【質問者】
辻野佳世子 兵庫県立がんセンター放射線治療科部長
(1)脳転移巣の個数が増加するにつれて「定位照射単独」の適応は小さくなっていきますが,何個以上で適応外とみなすかは施設によって異なります。定位照射専用装置を治療の中軸に据える施設では10個程度,汎用リニアックを使用する施設では4〜5個が適応の境目と考える場合が多いようです。当施設では原則5個以上は適応外としていますが,特に長期予後が期待できる症例では,それ以上でも定位照射単独でフォローする場合もあります。
(2)高感受性腫瘍,予後不良例,病巣数10個以上,癌性髄膜炎などは,原則的に全脳照射の適応です。

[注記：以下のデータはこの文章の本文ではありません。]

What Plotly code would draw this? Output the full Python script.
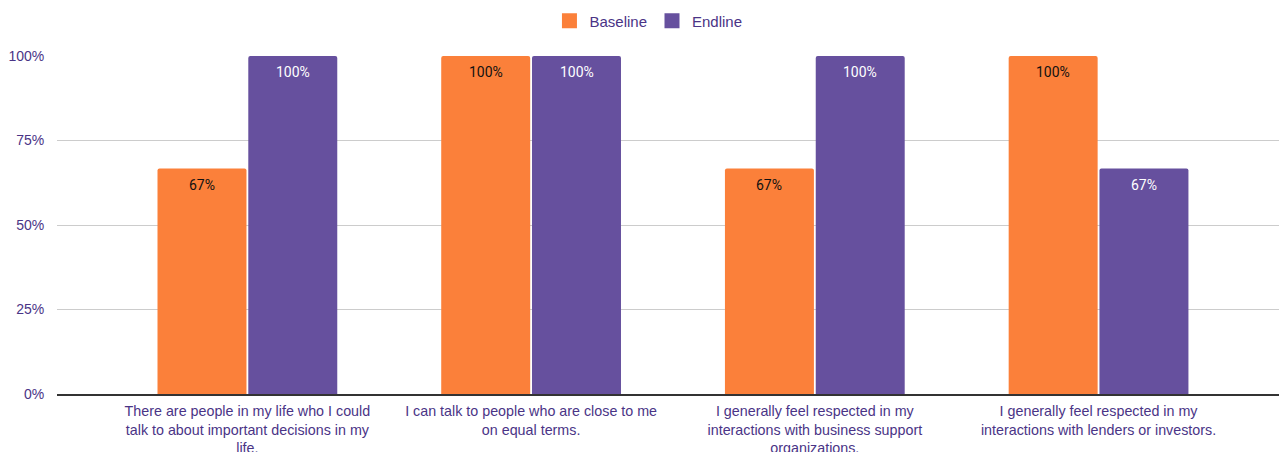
import plotly.graph_objects as go

categories = [
    "There are people in my life who I could<br>talk to about important decisions in my<br>life.",
    "I can talk to people who are close to me<br>on equal terms.",
    "I generally feel respected in my<br>interactions with business support<br>organizations.",
    "I generally feel respected in my<br>interactions with lenders or investors.",
]
baseline = [0.667, 1.0, 0.667, 1.0]
endline = [1.0, 1.0, 1.0, 0.667]

ORANGE = "#FB803A"
PURPLE = "#66509E"
LABEL = "#4A3486"

series = [
    ("Baseline", baseline, ORANGE, "#111111", -45.4),
    ("Endline", endline, PURPLE, "#FFFFFF", 45.4),
]

fig = go.Figure()
for name, vals, color, txtcolor, dx in series:
    fig.add_trace(go.Bar(
        name=name, x=categories, y=vals, marker_color=color,
        marker_line_width=0, marker_cornerradius=2, showlegend=False,
        hoverinfo="x+y",
    ))
    # legend entry with a larger square swatch
    fig.add_trace(go.Scatter(
        name=name, x=[None], y=[None], mode="markers",
        marker=dict(symbol="square", size=15, color=color),
        showlegend=True,
    ))
    # value labels placed just inside the top of each bar
    for cat, v in zip(categories, vals):
        fig.add_annotation(
            x=cat, y=v, text=f"{v:.0%}", showarrow=False,
            xshift=dx, yshift=-16, yanchor="middle",
            font=dict(family="Roboto", size=14, color=txtcolor),
        )

fig.update_layout(
    width=1279, height=452,
    margin=dict(l=57, r=0, t=56, b=58),
    paper_bgcolor="white", plot_bgcolor="white",
    barmode="group", bargap=0.36, bargroupgap=0.02,
    font=dict(family="Liberation Sans", size=14, color=LABEL),
    legend=dict(orientation="h", x=0.507, xanchor="center", xref="container",
                y=0.99, yanchor="top", yref="container",
                font=dict(size=15, color=LABEL),
                itemclick=False, itemwidth=30, tracegroupgap=0),
)
fig.update_xaxes(
    type="category", range=[-0.671, 3.636], showgrid=False,
    showline=True, linecolor="#333333", linewidth=1.5,
    tickfont=dict(size=14.3, color=LABEL), automargin=False,
    ticks="outside", ticklen=3, tickcolor="rgba(0,0,0,0)",
)
fig.update_yaxes(
    range=[0, 1], tickvals=[0, 0.25, 0.5, 0.75, 1.0],
    ticktext=["0%", "25%", "50%", "75%", "100%"],
    showgrid=True, gridcolor="#CCCCCC", gridwidth=1,
    zeroline=False, showline=False, automargin=False,
    ticks="outside", ticklen=9, tickcolor="rgba(0,0,0,0)",
    tickfont=dict(size=14, color=LABEL),
)

fig.write_html("out.html")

少数病巣に対する定位照射との併用という点では,治療の反復を極力避けたい場合には,積極的に全脳照射を併用します。多発症例で病巣サイズにばらつきがある場合,全脳照射施行後に,大きい病変を選んで定位照射を行うこともあります。全脳照射の併用の意義は,回転型強度変調放射線治療(volumetric modulated arc therapy:VMAT)による標的体積内同時ブースト(simultaneous integrated boost:SIB),IMRTやfield-in-field法による線量分布向上,従来の3Gy×10回よりも線量を落とした照射法など,照射技術上の工夫に伴って,今後変遷していく可能性があります。